The Salt Lake City was one of eight modern cruisers authorized under the Washington Arms Limits agreement of 1921. When she was launched on January 23, 1929, she was one of the most powerful and high-speed vessels in the U.S. fleet. By 1941, however, the cruiser had been extensively modified and was considered near the end of its useful life. By good fortune the Salt Lake City was accompanying the carrier USS Enterprise as it delivered aircraft to Wake Island on December 7, 1941, and so avoided the disaster at Pearl Harbor.
The cruiser was part of Admiral Halsey’s force that retaliated for Pearl Harbor with a raid on the Marshall Islands in February 1942. The Salt Lake City apparently opened fire on Wotje Island a few seconds before other American vessels, and it is credited with being the first ship to fire on Japanese-held territory. In April she helped escort the Doolittle raid that bombed Tokyo. Wartime secrecy dictated that ships’ real names not be used, so war correspondent Robert J. Casey nicknamed the old ship the “Swayback Maru” (maru is Japanese for “ship”) in his dispatches home.

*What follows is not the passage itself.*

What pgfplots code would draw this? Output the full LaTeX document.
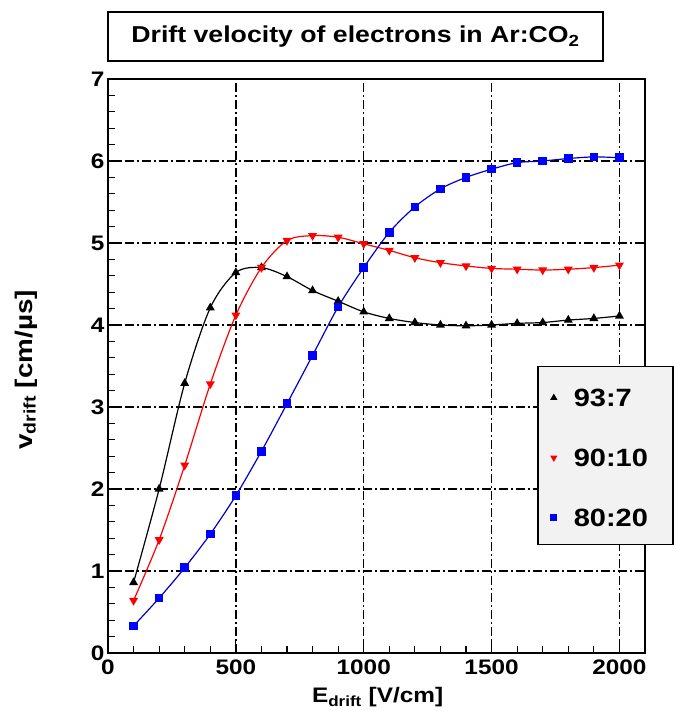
\documentclass[border=0pt]{standalone}
\usepackage{fontspec}
\setmainfont{Liberation Sans}[FakeStretch=1.16]
\usepackage{pgfplots}
\usepackage{pgfplotstable}
\pgfplotsset{compat=1.18}

\pgfplotstableread{
x y
100 0.86
200 2.00
300 3.29
400 4.21
500 4.64
600 4.70
700 4.59
800 4.42
900 4.29
1000 4.16
1100 4.08
1200 4.03
1300 4.00
1400 3.99
1500 4.00
1600 4.02
1700 4.03
1800 4.06
1900 4.08
2000 4.11
}\tblA

\pgfplotstableread{
x y
100 0.64
200 1.38
300 2.29
400 3.28
500 4.12
600 4.70
700 5.03
800 5.09
900 5.07
1000 4.99
1100 4.91
1200 4.82
1300 4.76
1400 4.72
1500 4.69
1600 4.68
1700 4.67
1800 4.68
1900 4.70
2000 4.73
}\tblB

\pgfplotstableread{
x y
100 0.33
200 0.67
300 1.04
400 1.45
500 1.92
600 2.46
700 3.04
800 3.63
900 4.22
1000 4.70
1100 5.13
1200 5.44
1300 5.66
1400 5.80
1500 5.90
1600 5.98
1700 6.00
1800 6.03
1900 6.05
2000 6.04
}\tblC

\begin{document}
\begin{tikzpicture}
\begin{axis}[
  at={(108pt,58pt)}, anchor=south west,
  width=537pt, height=574pt, scale only axis,
  xmin=0, xmax=2100, ymin=0, ymax=7,
  xtick={0,500,1000,1500,2000}, ytick={0,1,2,3,4,5,6,7},
  minor x tick num=4, minor y tick num=4,
  tick align=inside, tick pos=left,
  major tick length=14pt, minor tick length=7pt,
  every tick/.style={black, line width=1.2pt},
  axis line style={line width=1.5pt},
  grid=major,
  major grid style={black, line width=1.3pt, dash pattern=on 9pt off 3pt on 2pt off 3pt},
  /pgf/number format/assume math mode=true,
  /pgf/number format/1000 sep={},
  tick label style={font=\fontsize{21}{25}\selectfont\bfseries},
  xticklabel style={yshift=-3pt},
  xlabel={E\textsubscript{drift} [V/cm]},
  ylabel={v\textsubscript{drift} [cm/µs]},
  every axis x label/.style={at={(axis description cs:0.502,-0.087)}, anchor=base, font=\fontsize{21}{25}\selectfont\bfseries},
  every axis y label/.style={at={(axis description cs:-0.1415,0.493)}, rotate=90, anchor=base, font=\fontsize{24}{28}\selectfont\bfseries},
  legend cell align=left,
  legend image code/.code={\path[draw=none,fill=none] (0pt,-1pt) rectangle (36pt,1pt); \draw[#1] plot[only marks, mark size=3pt] coordinates {(16pt,-2pt)};},
  legend style={at={(axis description cs:0.799,0.5)}, anchor=north west,
    draw=black, line width=1.5pt, fill=black!5,
    inner xsep=0pt, inner ysep=10pt, row sep=22pt,
    nodes={inner sep=0pt, text height=30pt, text depth=8pt, anchor=west},
    font=\fontsize{25}{30}\selectfont\bfseries},
]
\addplot[black, line width=1.2pt, smooth, mark=triangle*, mark size=4pt, mark options={solid, fill=black}] table {\tblA};
\addlegendentry{\makebox[99pt][l]{93:7}}
\addplot[red, line width=1.2pt, smooth, mark=triangle*, mark size=4pt, mark options={solid, fill=red, rotate=180}] table {\tblB};
\addlegendentry{\makebox[99pt][l]{90:10}}
\addplot[blue!80!black, line width=1.2pt, smooth, mark=square*, mark size=3.7pt, mark options={solid, fill=blue, draw=blue}] table {\tblC};
\addlegendentry{\makebox[99pt][l]{80:20}}
\end{axis}
\node[draw, line width=1.5pt, fill=white, minimum width=495pt, minimum height=49pt, inner sep=0pt, font=\fontsize{23}{27}\selectfont\bfseries] at (355.5pt,674.5pt) {Drift velocity of electrons in Ar:CO\textsubscript{2}};
\pgfresetboundingbox
\path[use as bounding box] (0pt,0pt) rectangle (675pt,711pt);
\end{tikzpicture}
\end{document}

The Salt Lake City continued to be in the thick of the action, including the fierce fighting near the Solomon Islands. In the Battle of Esperance on October 11, 1942, the cruiser took so many hits and delivered so many in return that she was nicknamed “the one-ship fleet.” In the battle of the Komandorskie Islands, part of the effort to block the Japanese occupation of the Aleutians, the Salt Lake City was so badly damaged that her crew shook hands and prepared to die when she went down. The ship was ultimately saved, however, by near-suicidal attacks on the powerful Japanese cruisers by lightly armed American destroyers.
The American offensive island-hopped across the Pacific, meeting desperate resistance from the Japanese. The Salt Lake City participated in fierce battles for the Gilberts, Marshalls, Philippines, and Iwo Jima. Its final action included the bombardment of Okinawa in March 1945.
The immense atomic explosions that flattened Hiroshima and Nagasaki ended the war and inaugurated a new and frightening chapter in modern warfare. The Salt Lake City played a role in the further development of these powerful weapons. In 1946 the Swayback Maru and other obsolete vessels served as part of the atomic bomb test fleet near Bikini Atoll in the Pacific. Although the ship survived, she was deemed highly radioactive and on May 25, 1948, ships and aircraft sank the Salt Lake City off the southern California coast.
See: Robert Anthony Sumbot, “The Utah Fleet: A History of Ships in the United States Navy that Bore Utah Place Names and Personality Names.”